# Gimp 2.2 en français



## Anonyme (17 Septembre 2005)

Bonjour,

Après maintes recherches je viens enfin de retrouver Gimp pour Mac, mais... en anglais.
Je sais qu'il existe en français car je l'avais avant de reformater mon ordi et malheureusement je n'ai pas gardé l'adresse web.

un p'tit coup de main ?

Merci


----------



## Thierry6 (17 Septembre 2005)

Là

je ne suis plus sûr, tu a peut être besoin de coller quelques lignes du styles dans ton fichier d'initialisation de ton shell (genre .bachrc) comme

LANGUAGE=fr_FR 
LC_ALL=fr_FR 
LC_MESSAGE=fr_FR 

sinon, si tu passes par Fink ou DarwinPorts pour l'installer, tu l'as aussi en français.


----------



## Anonyme (18 Septembre 2005)

Merci de me répondre mais mes connaissances en informatique sont dépassées par ce que tu m'expliques !


----------



## Thierry6 (18 Septembre 2005)

OK donc commençons par le commencement

 Tu le prends ici

l'as tu en français ou en anglais ?


----------



## Anonyme (19 Septembre 2005)

Je te dis ça demain car je télécharge au boulot (à la maison 56k)


----------



## Anonyme (20 Septembre 2005)

idem, en anglais...

c'est la 2.2.8 alors que j'avais la 2.2.6 et puis + de 70 mo en téléchargement et l'autre 45, bizarre  non ?


----------



## lof. (21 Septembre 2005)

lakota a dit:
			
		

> idem, en anglais...
> 
> c'est la 2.2.8 alors que j'avais la 2.2.6 et puis + de 70 mo en téléchargement et l'autre 45, bizarre  non ?
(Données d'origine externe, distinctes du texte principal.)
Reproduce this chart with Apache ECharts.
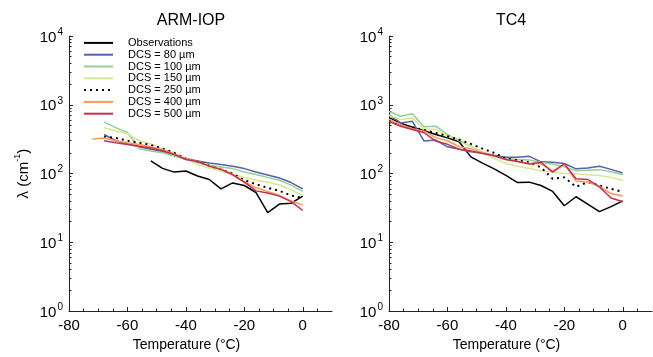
<!DOCTYPE html>
<html>
<head>
<meta charset="utf-8">
<title>ARM-IOP / TC4</title>
<script src="https://cdn.jsdelivr.net/npm/echarts@6/dist/echarts.min.js"></script>
</head>
<body style="margin:0">
<div id="main" style="width:653px;height:357px;"></div>
<script type="text/javascript">
// temperature bins (degC)
var tempsArm = [-72,-68,-64,-60,-56,-52,-48,-44,-40,-36,-32,-28,-24,-20,-16,-12,-8,-4,0];
var tempsTc4 = [-80,-76,-72,-68,-64,-60,-56,-52,-48,-44,-40,-36,-32,-28,-24,-20,-16,-12,-8,-4,0];

// lambda (cm^-1), ARM-IOP
var armObs = [null,null,null,null,null,153,119,105,109,92,82,60,73,67,53,27,36,37,47];
var arm80  = [null,370,300,270,245,225,210,185,165,152,142,135,128,118,105,95,86,74,60];
var arm100 = [null,565,465,395,230,213,200,180,160,145,132,125,118,105,97,88,80,68,55];
var arm150 = [null,462,420,380,300,270,230,200,165,135,120,108,98,88,80,75,68,58,48];
var arm250 = [null,344,330,300,280,260,230,200,165,150,130,115,100,80,70,62,56,48,44];
var arm400 = [318,328,300,280,265,245,222,192,165,150,130,116,98,76,62,55,48,40,35];
var arm500 = [null,300,280,265,250,235,215,190,160,150,128,115,96,75,56,52,47,39,29];

// lambda (cm^-1), TC4
var tcObs = [650,540,470,420,370,330,290,175,142,117,94,74,75,67,55,34,46,36,28,33,40];
var tc80  = [717,545,575,297,307,245,226,207,200,185,172,172,178,148,146,140,117,120,128,115,102];
var tc100 = [800,680,740,478,488,370,300,250,205,178,165,160,158,145,138,125,110,112,114,106,96];
var tc150 = [700,610,640,440,440,350,320,250,200,165,140,128,118,110,105,100,99,96,94,88,79];
var tc250 = [560,500,470,430,390,350,310,270,230,200,165,155,146,123,84,88,64,75,67,60,54];
var tc400 = [620,513,447,413,333,300,245,230,200,180,160,150,140,140,108,138,78,75,65,51,47];
var tc500 = [575,488,437,392,297,266,226,213,195,181,160,150,138,146,105,138,84,82,64,44,39];

var names = ['Observations','DCS = 80 µm','DCS = 100 µm','DCS = 150 µm','DCS = 250 µm','DCS = 400 µm','DCS = 500 µm'];
var colors = ['#000000','#5561ae','#92d196','#d5e98e','#000000','#fb9a50','#c62f52'];
var lineTypes = ['solid','solid','solid','solid',[2,4],'solid','solid'];

var majorX = [-80,-60,-40,-20,0];
var minorX = [-75,-70,-65,-55,-50,-45,-35,-30,-25,-15,-10,-5,5];
var minorY = [];
[1,10,100,1000].forEach(function (d) {
  for (var k = 2; k <= 9; k++) minorY.push(k * d);
});

var font = '"Liberation Sans", Arial, sans-serif';
var axisColor = '#222';

function pairs(temps, vals) {
  var out = [];
  temps.forEach(function (t, i) { if (vals[i] != null) out.push([t, vals[i]]); });
  return out;
}

function xAxes(grid) {
  return [{
    type: 'value', gridIndex: grid, min: -80, max: 10, position: 'bottom',
    axisLine: { onZero: false, lineStyle: { color: axisColor, width: 1 } },
    axisTick: { inside: true, length: 4, customValues: majorX, lineStyle: { color: axisColor } },
    axisLabel: { customValues: majorX, color: '#000', fontSize: 15, margin: 7, fontFamily: font },
    splitLine: { show: false },
    name: 'Temperature (°C)', nameLocation: 'middle', nameGap: 24,
    nameTextStyle: { color: '#000', fontSize: 14, fontFamily: font, padding: [0, 28, 0, 0] }
  }, {
    type: 'value', gridIndex: grid, min: -80, max: 10, position: 'bottom',
    axisLine: { show: false, onZero: false },
    axisTick: { inside: true, length: 2.5, customValues: minorX, lineStyle: { color: axisColor } },
    axisLabel: { show: false }, splitLine: { show: false }
  }];
}

function yAxes(grid, withName) {
  var main = {
    type: 'log', logBase: 10, gridIndex: grid, min: 1, max: 10000, position: 'left',
    axisLine: { show: true, onZero: false, lineStyle: { color: axisColor, width: 1 } },
    axisTick: { show: true, inside: true, length: 4, lineStyle: { color: axisColor } },
    axisLabel: {
      margin: 6,
      formatter: function (v) { return '{b|10}{e|' + Math.round(Math.log10(v)) + '}'; },
      rich: {
        b: { fontSize: 15, color: '#000', fontFamily: font, verticalAlign: 'bottom', lineHeight: 18 },
        e: { fontSize: 10, color: '#000', fontFamily: font, verticalAlign: 'top', lineHeight: 18, padding: [0, 0, 0, 1] }
      }
    },
    splitLine: { show: false }
  };
  if (withName) {
    main.name = '{a|λ (cm}{s|-1}{a|)}';
    main.nameLocation = 'middle';
    main.nameRotate = 90;
    main.nameGap = 38;
    main.nameTextStyle = {
      rich: {
        a: { fontSize: 15, color: '#000', fontFamily: font, verticalAlign: 'bottom', lineHeight: 18 },
        s: { fontSize: 9, color: '#000', fontFamily: font, verticalAlign: 'top', lineHeight: 18 }
      }
    };
  }
  return [main, {
    type: 'log', logBase: 10, gridIndex: grid, min: 1, max: 10000, position: 'left',
    axisLine: { show: false, onZero: false },
    axisTick: { show: true, inside: true, length: 2.5, customValues: minorY, lineStyle: { color: axisColor } },
    axisLabel: { show: false }, splitLine: { show: false }
  }];
}

function panelSeries(temps, sets, axisIdx) {
  return sets.map(function (vals, i) {
    return {
      type: 'line', name: names[i], xAxisIndex: axisIdx, yAxisIndex: axisIdx,
      data: pairs(temps, vals), symbol: 'none', silent: true,
      lineStyle: { color: colors[i], width: i === 4 ? 2 : 1.5, type: lineTypes[i] },
      itemStyle: { color: colors[i] }
    };
  });
}

var echart = echarts.init(document.getElementById('main'));
var option = {
  animation: false,
  textStyle: { fontFamily: font },
  title: [
    { text: 'ARM-IOP', left: 186, top: 8, textAlign: 'center', textStyle: { fontSize: 16, fontWeight: 'normal', color: '#000', fontFamily: font } },
    { text: 'TC4', left: 506, top: 8, textAlign: 'center', textStyle: { fontSize: 16, fontWeight: 'normal', color: '#000', fontFamily: font } }
  ],
  legend: {
    data: names, orient: 'vertical', left: 83, top: 37, padding: 0,
    itemWidth: 29, itemHeight: 10, itemGap: 0, selectedMode: false,
    itemStyle: { opacity: 0 },
    textStyle: { fontSize: 11, color: '#000', fontFamily: font, lineHeight: 11.8, padding: [0, 0, 0, 10] }
  },
  grid: [
    { left: 69, top: 36, width: 263, height: 278 },
    { left: 389, top: 36, width: 263, height: 278 }
  ],
  xAxis: xAxes(0).concat(xAxes(1)),
  yAxis: yAxes(0, true).concat(yAxes(1, false)),
  series: panelSeries(tempsArm, [armObs, arm80, arm100, arm150, arm250, arm400, arm500], 0)
    .concat(panelSeries(tempsTc4, [tcObs, tc80, tc100, tc150, tc250, tc400, tc500], 2))
};
echart.setOption(option);
</script>
</body>
</html>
Oui je lai vu aussi et je pense que c'est normal car the gimp 2.2.8 est :"OS X 10.4 Tiger x86 and ppc" donc je pense que l'embonpoint du fichier et du au fait qu'il peut tourner sur les 2 architectures de processeurs.
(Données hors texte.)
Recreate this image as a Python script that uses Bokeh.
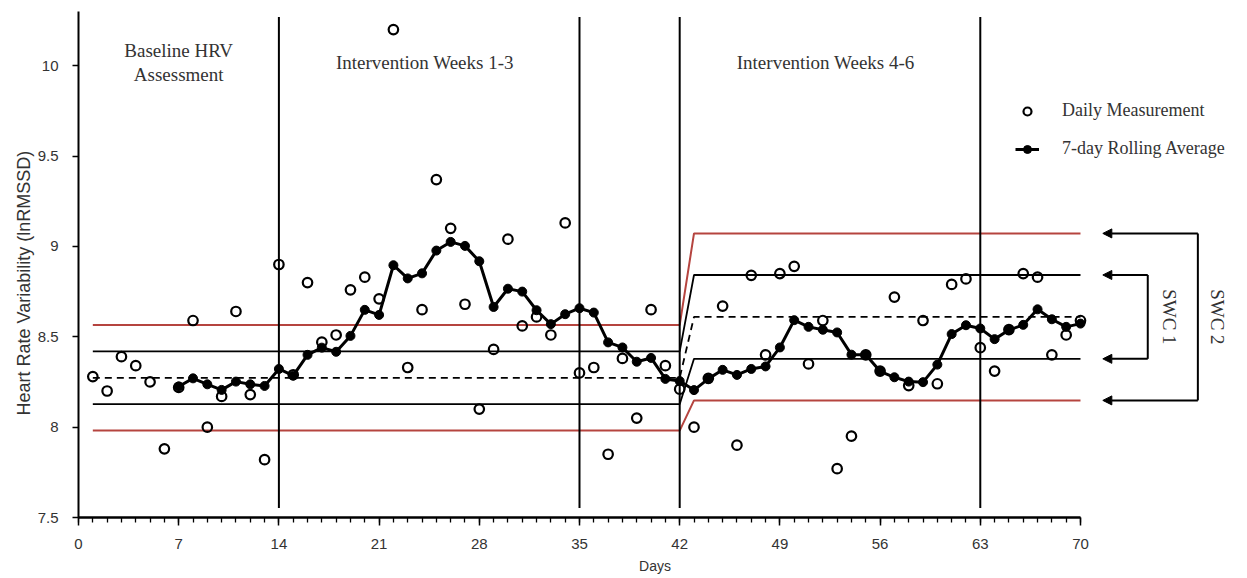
from bokeh.plotting import figure
from bokeh.models import (FixedTicker, NumeralTickFormatter, Legend, LegendItem,
                          Range1d, Label, Arrow, NormalHead, Title)
from bokeh.embed import file_html
from bokeh.resources import INLINE
import math

# ---------------- data ----------------
days = list(range(1, 71))
daily = [8.28, 8.20, 8.39, 8.34, 8.25, 7.88, 8.22, 8.59, 8.00, 8.17,
         8.64, 8.18, 7.82, 8.90, 8.29, 8.80, 8.47, 8.51, 8.76, 8.83,
         8.71, 10.20, 8.33, 8.65, 9.37, 9.10, 8.68, 8.10, 8.43, 9.04,
         8.56, 8.61, 8.51, 9.13, 8.30, 8.33, 7.85, 8.38, 8.05, 8.65,
         8.34, 8.21, 8.00, 8.27, 8.67, 7.90, 8.84, 8.40, 8.85, 8.89,
         8.35, 8.59, 7.77, 7.95, 8.40, 8.31, 8.72, 8.23, 8.59, 8.24,
         8.79, 8.82, 8.44, 8.31, 8.54, 8.85, 8.83, 8.40, 8.51, 8.59]

roll_days = list(range(7, 71))
rolling = [8.225, 8.270, 8.237, 8.206, 8.252, 8.237, 8.228, 8.322, 8.285, 8.400,
           8.440, 8.417, 8.505, 8.649, 8.621, 8.896, 8.823, 8.851, 8.977, 9.025,
           9.003, 8.918, 8.665, 8.766, 8.750, 8.647, 8.570, 8.625, 8.658, 8.634,
           8.469, 8.441, 8.362, 8.383, 8.267, 8.255, 8.205, 8.267, 8.317, 8.289,
           8.322, 8.336, 8.441, 8.592, 8.555, 8.539, 8.524, 8.401, 8.401, 8.309,
           8.276, 8.252, 8.249, 8.346, 8.515, 8.564, 8.546, 8.487, 8.537, 8.566,
           8.652, 8.597, 8.555, 8.573]

phase_bounds = [14, 35, 42, 63]
phase_labels = ["Baseline HRV\nAssessment", "Intervention Weeks 1-3", "Intervention Weeks 4-6"]
phase_label_x = [7.0, 24.2, 52.2]

# reference bands: baseline (days 1-42) and intervention weeks 4-6 (days 43-70)
band_days = [1, 42, 43, 70]
means = [8.273, 8.610]
swc1 = [0.146, 0.232]
swc2 = [0.292, 0.462]

x_ticks = [0, 7, 14, 21, 28, 35, 42, 49, 56, 63, 70]
y_ticks = [7.5, 8, 8.5, 9, 9.5, 10]

SERIF = "Liberation Serif"
SANS = "Liberation Sans"
RED = "#b5443f"
TXT = "#333333"

# ---------------- figure ----------------
p = figure(width=1231, height=576, x_range=Range1d(0, 80.55), y_range=Range1d(7.5, 10.3),
           output_backend="svg", toolbar_location=None,
           min_border_left=78, min_border_right=0, min_border_top=11, min_border_bottom=59)
p.xgrid.visible = False
p.ygrid.visible = False
p.outline_line_color = None
p.background_fill_color = "white"


def band(offset_sign, widths, color, dash, lw):
    ys = [means[0] + offset_sign * widths[0], means[0] + offset_sign * widths[0],
          means[1] + offset_sign * widths[1], means[1] + offset_sign * widths[1]]
    p.line(band_days, ys, line_color=color, line_width=lw, line_dash=dash)


band(1, swc2, RED, "solid", 2)
band(-1, swc2, RED, "solid", 2)
band(1, swc1, "black", "solid", 1.8)
band(-1, swc1, "black", "solid", 1.8)
band(0, swc1, "black", "7 5", 1.8)

# phase boundary lines
p.segment(x0=phase_bounds, y0=[7.553] * len(phase_bounds), x1=phase_bounds,
          y1=[10.27] * len(phase_bounds), line_color="black", line_width=2)

# data
r_daily = p.scatter(days, daily, marker="circle", size=9.5, line_color="black",
                    line_width=2.2, fill_color=None)
r_rline = p.line(roll_days, rolling, line_color="black", line_width=3)
r_rpts = p.scatter(roll_days, rolling, marker="circle", size=9, line_color="black",
                   fill_color="black")

# phase labels
for lx, lt in zip(phase_label_x, phase_labels):
    p.add_layout(Label(x=lx, y=10.02, text=lt, text_align="center", text_baseline="middle",
                       text_font=SERIF, text_font_size="19px", text_color=TXT,
                       text_line_height=1.15))

# SWC brackets (outside the day axis)
lv = {
    "s2_hi": means[1] + swc2[1], "s1_hi": means[1] + swc1[1],
    "s1_lo": means[1] - swc1[1], "s2_lo": means[1] - swc2[1],
}
tip_x = 71.56
for key, vx in (("s2_hi", 78.2), ("s2_lo", 78.2), ("s1_hi", 74.7), ("s1_lo", 74.7)):
    p.add_layout(Arrow(x_start=vx, y_start=lv[key], x_end=tip_x, y_end=lv[key],
                       line_width=2, line_color="black",
                       end=NormalHead(size=9, fill_color="black", line_color="black")))
p.segment(x0=[74.7, 78.2], y0=[lv["s1_lo"], lv["s2_lo"]], x1=[74.7, 78.2],
          y1=[lv["s1_hi"], lv["s2_hi"]], line_color="black", line_width=2)
p.add_layout(Label(x=76.2, y=(lv["s1_hi"] + lv["s1_lo"]) / 2, text="SWC 1", angle=-math.pi / 2,
                   text_align="center", text_baseline="middle", text_font=SERIF,
                   text_font_size="19px", text_color=TXT))
p.add_layout(Label(x=79.6, y=(lv["s2_hi"] + lv["s2_lo"]) / 2, text="SWC 2", angle=-math.pi / 2,
                   text_align="center", text_baseline="middle", text_font=SERIF,
                   text_font_size="19px", text_color=TXT))

# legend
legend = Legend(items=[LegendItem(label="Daily Measurement", renderers=[r_daily]),
                       LegendItem(label="7-day Rolling Average", renderers=[r_rline, r_rpts])],
                location=(937, 358), padding=0, margin=0, spacing=17,
                glyph_width=24, glyph_height=20, label_height=20, label_standoff=23,
                border_line_color=None, background_fill_alpha=0,
                label_text_font=SERIF, label_text_font_size="18px", label_text_color=TXT,
                label_text_baseline="middle")
p.add_layout(legend)

# axes
xa = p.xaxis[0]
xa.ticker = FixedTicker(ticks=x_ticks, minor_ticks=list(range(0, 71)))
xa.bounds = (0, 70)
xa.axis_label = "Days"
xa.axis_line_width = 2.5
xa.major_tick_in = 0
xa.major_tick_out = 8
xa.minor_tick_in = 0
xa.minor_tick_out = 5
xa.major_tick_line_width = 1.5
xa.minor_tick_line_width = 1.3
xa.major_label_standoff = 13
xa.axis_label_standoff = 6
xa.major_label_text_font = SANS
xa.major_label_text_font_size = "15px"
xa.major_label_text_color = TXT
xa.axis_label_text_font = SANS
xa.axis_label_text_font_size = "14px"
xa.axis_label_text_font_style = "normal"
xa.axis_label_text_color = TXT

ya = p.yaxis[0]
ya.ticker = FixedTicker(ticks=y_ticks)
ya.formatter = NumeralTickFormatter(format="0.[0]")
ya.axis_line_width = 2
ya.major_tick_in = 0
ya.major_tick_out = 6
ya.minor_tick_line_color = None
ya.major_tick_line_width = 1.5
ya.major_label_standoff = 14
ya.major_label_text_font = SANS
ya.major_label_text_font_size = "15px"
ya.major_label_text_color = TXT

# y-axis title as a side title, starting a little above the frame bottom as in the reference
p.add_layout(Title(text="Heart Rate Variability (lnRMSSD)", align="left", offset=102,
                   text_font=SANS, text_font_size="18px", text_font_style="normal",
                   text_color=TXT, standoff=2), "left")

open("out.html", "w").write(file_html(p, INLINE))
par contre chez moi cette version est en français automatiquement sans aucun problème (os x 10.4.2) ....


----------



## Yoop (21 Septembre 2005)

Un autre gens a posé la meme question aujourd'hui. Je lui ai donné l'adresse ou je l'ai chopé en francais sur le site de gimp-fr mais il a pas encore répondu.
En tt cas, chez moi la 2.2.8 est bien en francais


----------



## Thierry6 (21 Septembre 2005)

je pense qu'il y a quelques mois il y a eu le même sujet, avec des gens qui l'avait en anglais, d'autres en français avec a priori la même config. Et on a pas réussit à comprendre la raison.
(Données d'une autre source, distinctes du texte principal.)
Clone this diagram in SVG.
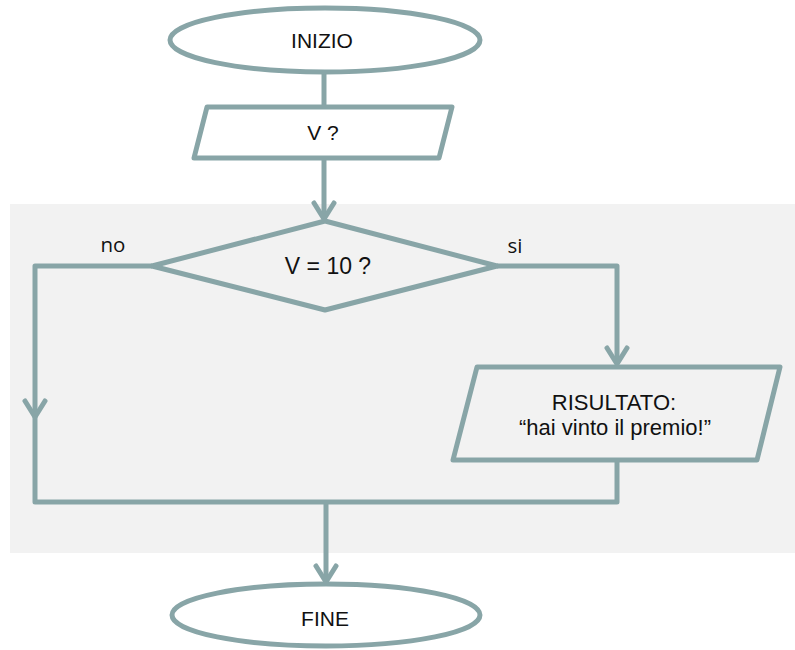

Si tu as un peu de temps, essaye d'installer Gimp avec  Fink  ou  darwinPorts  , je pense que ça va te donner une version française sans problème (et une porte d'entrée vers tout un tas d'autres logiciels).


----------



## plovemax (4 Octobre 2005)

Il y a un fil sur le sujet dans le site (je sais plus où). Bon en gros Gimp n'existe ni en anglais ni en français ni en javanais : il existe point; Ensuite par une localisation on obtient l'affichage dans la langue qu'on veut. Une solution pour obtenir gimp en français : cliquez sur le drapeau en haut dans la barre des menus et ouvrez internationnal. Dans l'onglet langue mettez français en premier si c'est déjà le cas mettez anglais puis remettez français. Après je sais plus 'il faut redémarrer ou pas mais moi çà à marché pour avoir gimp en français.


----------



## artykovitz (22 Novembre 2008)

Bonjour,
Plovemax a tout a fait raison.
The gimp peut fonctionner dans toutes les langues.
Il suffit de faire ce que dit Plovemax mais sans oublier une chose.
Donc, on récapitule :

Fermer toutes les applications

1- Cliquer sur le drapeau français en haut et à droite du finder.
2- Cliquer sur International
3 - Cliquer l'onglet Langues et vérifier que Français est en premier sur la liste du menu déroulant. Si ce n'est as le cas, un simple cliquer-glisser le fera.
4 - Cliquer Modifier
5 - Décocher anglais dans le menu déroulant
6 - Cliquer OK
7 - Fermer la fenêtre en haut à gauche (com d'hab)
8 - Ouvrir GIMP
9 - Youpi ça marche ! 
10 - Refaire la même procédure jusqu'au poin 5 en recochant anglais (au cas où) 
11 - Youpi, ça marche toujours et en plus l'aide est également traduite en français !
Elle est pas belle la vie ???  

Pour les autres plateformes PC, LINUX et autres, allez faire un petit tour dans l'aide du GIMP
Cliquer sur aide et dans la table des matières, allez lire chapitre 1 3.3 Language. Vous aurez toute la procédure pour basculer en français.

A+ et merci à Plovemax qui m'a mis sur la voie ! 
Arty


----------